Despite the US warnings, the Arab countries in the past two years have shown that they do not follow the global American policies like in the past. In Ukraine war, they brazenly rejected the US request to increase joint West’s anti-Russian sanctions and increase their output to control the rallying prices, something interpreted as their convergence with Moscow. In Syria, despite strong American opposition to rapprochement with Damascus, Arab states resumed their ties with government of President Bashar al-Assad after 12 years and returned Syria’s Arab League seat.
China's influence in West Asia is broadening, and Beijing does so through strengthening ties with regional states as the largest exporter to the region, increasing military presence and mediating between countries. The UAE is located in a strategic position in the Strait of Hormuz, through which approximately 20 percent of the world's oil shipments go to global markets, and strengthening ties with the UAE will increase China's foothold in this key region.

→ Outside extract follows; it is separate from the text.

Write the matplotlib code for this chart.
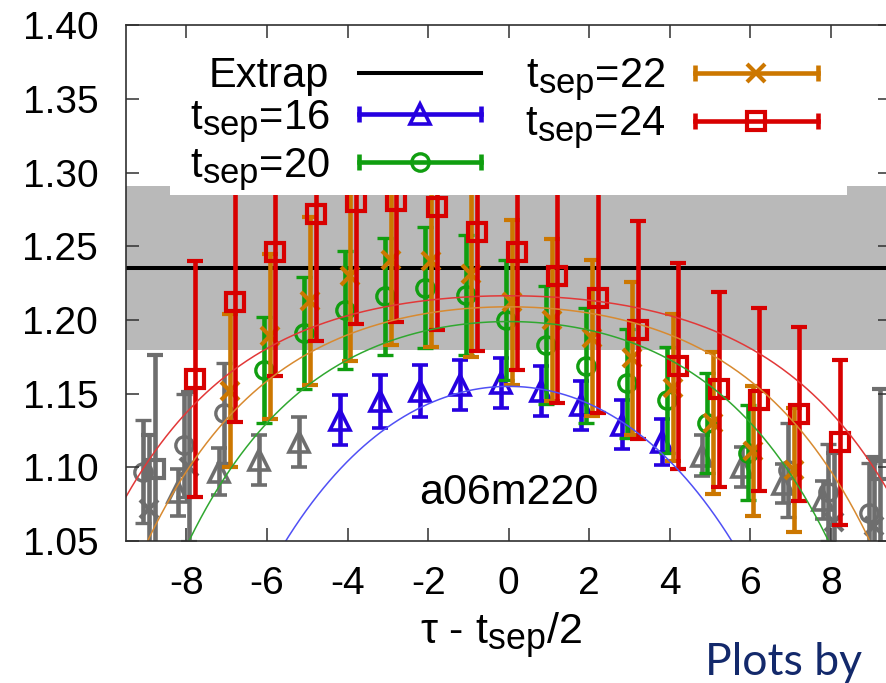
import numpy as np
import matplotlib
matplotlib.use('Agg')
import matplotlib.pyplot as plt
import matplotlib._mathtext as mathtext_internal
from matplotlib.lines import Line2D
from matplotlib.patches import Rectangle
from matplotlib.legend_handler import HandlerLine2D, HandlerTuple

plt.rcParams['font.family'] = ['Liberation Sans', 'DejaVu Sans']
plt.rcParams['axes.unicode_minus'] = False
# gnuplot subscripts are bigger than matplotlib's default 0.7
mathtext_internal.SHRINK_FACTOR = 0.83

# extrapolated value (black line) and its error (grey band)
extrap_val = 1.2355
extrap_err = 0.0555

# tsep = 16, points used in the fit
x16 = [-4, -3, -2, -1, 0, 1, 2, 3, 4]
y16 = [1.132, 1.145, 1.152, 1.156, 1.157, 1.152, 1.142, 1.129, 1.117]
e16 = [0.017, 0.018, 0.0175, 0.017, 0.017, 0.017, 0.0165, 0.0165, 0.0155]
# tsep = 16, points left out of the fit (grey)
x16_out = [-8, -7, -6, -5, 5, 6, 7, 8]
y16_out = [1.083, 1.097, 1.105, 1.117, 1.108, 1.100, 1.089, 1.078]
e16_out = [0.016, 0.016, 0.017, 0.017, 0.014, 0.0135, 0.013, 0.013]

# tsep = 20
x20 = [-6, -5, -4, -3, -2, -1, 0, 1, 2, 3, 4, 5, 6]
y20 = [1.166, 1.191, 1.207, 1.216, 1.222, 1.217, 1.200, 1.183, 1.169, 1.157, 1.146, 1.130, 1.110]
e20 = [0.036, 0.038, 0.040, 0.040, 0.041, 0.041, 0.041, 0.040, 0.039, 0.037, 0.036, 0.034, 0.032]
x20_out = [-9, -8, -7, 7, 8, 9]
y20_out = [1.097, 1.115, 1.137, 1.098, 1.083, 1.069]
e20_out = [0.035, 0.035, 0.034, 0.032, 0.033, 0.034]

# tsep = 22
x22 = [-7, -6, -5, -4, -3, -2, -1, 0, 1, 2, 3, 4, 5, 6, 7]
y22 = [1.152, 1.189, 1.213, 1.230, 1.241, 1.240, 1.231, 1.212, 1.200, 1.188, 1.174, 1.154, 1.130, 1.111, 1.098]
e22 = [0.052, 0.056, 0.057, 0.058, 0.058, 0.058, 0.056, 0.056, 0.055, 0.053, 0.052, 0.050, 0.048, 0.044, 0.042]
x22_out = [-9, -8, 8, 9]
y22_out = [1.072, 1.100, 1.063, 1.060]
e22_out = [0.050, 0.051, 0.047, 0.047]

# tsep = 24
x24 = [-8, -7, -6, -5, -4, -3, -2, -1, 0, 1, 2, 3, 4, 5, 6, 7, 8]
y24 = [1.160, 1.212, 1.246, 1.272, 1.280, 1.281, 1.277, 1.260, 1.246, 1.230, 1.215, 1.193, 1.169, 1.153, 1.146, 1.136, 1.117]
e24 = [0.080, 0.081, 0.084, 0.086, 0.083, 0.082, 0.084, 0.081, 0.080, 0.086, 0.078, 0.074, 0.070, 0.066, 0.062, 0.059, 0.056]
x24_out = [-9, 9]
y24_out = [1.099, 1.098]
e24_out = [0.077, 0.055]

# fit curves: peak - amp*(cosh(mass*x) - 1), one per tsep (16, 20, 22, 24)
fit_peak = [1.155, 1.199, 1.209, 1.2165]
fit_amp = [0.0937, 0.0277, 0.0203, 0.0144]
fit_mass = [0.25, 0.32, 0.32, 0.32]

fig = plt.figure(figsize=(8.87, 6.83), dpi=100)
ax = fig.add_axes([0.14205, 0.2079, 0.8630, 0.7548])

ax.axhspan(extrap_val - extrap_err, extrap_val + extrap_err, color='#b9b9b9', lw=0, zorder=0.5)
ax.axhline(extrap_val, color='black', lw=2.9, zorder=1)

grey = '#6e6e6e'
lw_bar = 3.3
series = [
    # x, y, err, x_out, y_out, err_out, shift, colour, marker, ms, mew, curve colour
    (x16, y16, e16, x16_out, y16_out, e16_out, -0.2, '#2600e0', '^', 14.5, 2.6, '#5050f5'),
    (x20, y20, e20, x20_out, y20_out, e20_out, -0.07, '#109e10', 'o', 12.5, 2.4, '#30a830'),
    (x22, y22, e22, x22_out, y22_out, e22_out, 0.07, '#cc7700', 'x', 12.5, 3.0, '#d88a30'),
    (x24, y24, e24, x24_out, y24_out, e24_out, 0.21, '#d80000', 's', 13.5, 3.0, '#e23838'),
]

z = 2
for x, y, e, xo, yo, eo, dx, col, mk, ms, mew, ccol in series:
    ax.errorbar(np.array(xo) + dx, yo, yerr=eo, fmt=mk, color=grey, mfc='none',
                ms=ms, mew=mew, elinewidth=lw_bar, capsize=6, capthick=lw_bar, zorder=z)
    z += 0.1
for x, y, e, xo, yo, eo, dx, col, mk, ms, mew, ccol in series:
    ax.errorbar(np.array(x) + dx, y, yerr=e, fmt=mk, color=col, mfc='none',
                ms=ms, mew=mew, elinewidth=lw_bar, capsize=6, capthick=lw_bar, zorder=z)
    z += 1

xs = np.linspace(-9.5, 9.5, 400)
for i, s in enumerate(series):
    curve = fit_peak[i] - fit_amp[i] * (np.cosh(fit_mass[i] * xs) - 1)
    ax.plot(xs, curve, color=s[11], lw=1.1, zorder=8)

ax.text(0, 1.0827, 'a06m220', fontsize=31, ha='center', va='center', zorder=8)

# opaque key box
ax.add_patch(Rectangle((0.0575, 0.6712), 0.8844, 0.3288, transform=ax.transAxes,
                       facecolor='white', edgecolor='none', zorder=9))

handles = [Line2D([], [], color='black', lw=2.9)]
hmap = {tuple: HandlerTuple(ndivide=1, pad=0)}
for x, y, e, xo, yo, eo, dx, col, mk, ms, mew, ccol in series:
    bar = Line2D([], [], color=col, lw=lw_bar, marker='|', ms=11, mew=lw_bar)
    pt = Line2D([], [], color=col, ls='none', marker=mk, ms=ms, mew=mew, mfc='none')
    hmap[bar] = HandlerLine2D(numpoints=2, marker_pad=0)
    hmap[pt] = HandlerLine2D(numpoints=1)
    handles.append((bar, pt))
labels = ['Extrap', r't$_\mathregular{sep}$=16', r't$_\mathregular{sep}$=20',
          r't$_\mathregular{sep}$=22', r't$_\mathregular{sep}$=24']
leg = ax.legend(handles, labels, handler_map=hmap, ncol=2, markerfirst=False,
                loc='upper left', bbox_to_anchor=(0.083, 0.94), frameon=False,
                fontsize=30, handlelength=2.95, handletextpad=0.7, columnspacing=1.05,
                labelspacing=0.03, borderpad=0, borderaxespad=0)
leg.set_zorder(11)

ax.set_xlim(-9.5, 9.5)
ax.set_ylim(1.05, 1.40)
ax.set_xticks(np.arange(-8, 9, 2))
ax.set_yticks(np.arange(1.05, 1.401, 0.05))
ax.yaxis.set_major_formatter(matplotlib.ticker.FormatStrFormatter('%.2f'))
ax.tick_params(direction='in', length=9.4, width=1.1, top=True, right=True,
               labelsize=28, color='#303030')
ax.tick_params(axis='x', pad=18)
ax.tick_params(axis='y', pad=20)
for sp in ax.spines.values():
    sp.set_color('#303030')
    sp.set_linewidth(1.2)
    sp.set_zorder(12)
ax.xaxis.set_zorder(12)
ax.yaxis.set_zorder(12)

ax.set_xlabel(r'τ - t$_\mathregular{sep}$/2', fontsize=31)
ax.xaxis.set_label_coords(0.49, -0.135)

fig.text(705 / 887, 8 / 683, 'Plots by', fontsize=32, color='#13296b',
         family=['Lato', 'DejaVu Sans'], ha='left', va='baseline')

fig.savefig('out.png', dpi=100)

Change of Persian Gulf equations
The course of regional developments in recent months showed that the US influence of Arab policies has dwindled and its hegemony in West Asia is declining. The US actions in the past decades show that this country was always the cause of instability and insecurity in the Persian Gulf and sought to strengthen its presence in the region by fueling division between Iran and the Arab monarchies.
With its Iranophobia project, Washington annually sells billions of dollars in arms to its Arab allies, and to avoid loss of this lucrative trade, it will not allow Arab states to move to convergence with Iran. Waging war on Yemen served an aim to inflame tensions between Iran and Arab countries.
But China does not look this way to the Persian Gulf and takes steps towards unity and partnership between Iran and Arab nations. Mediation of a détente agreement between Iran and Saudi Arabia in March bears witness to the fact that Beijing has no intention to provoke tensions in the region.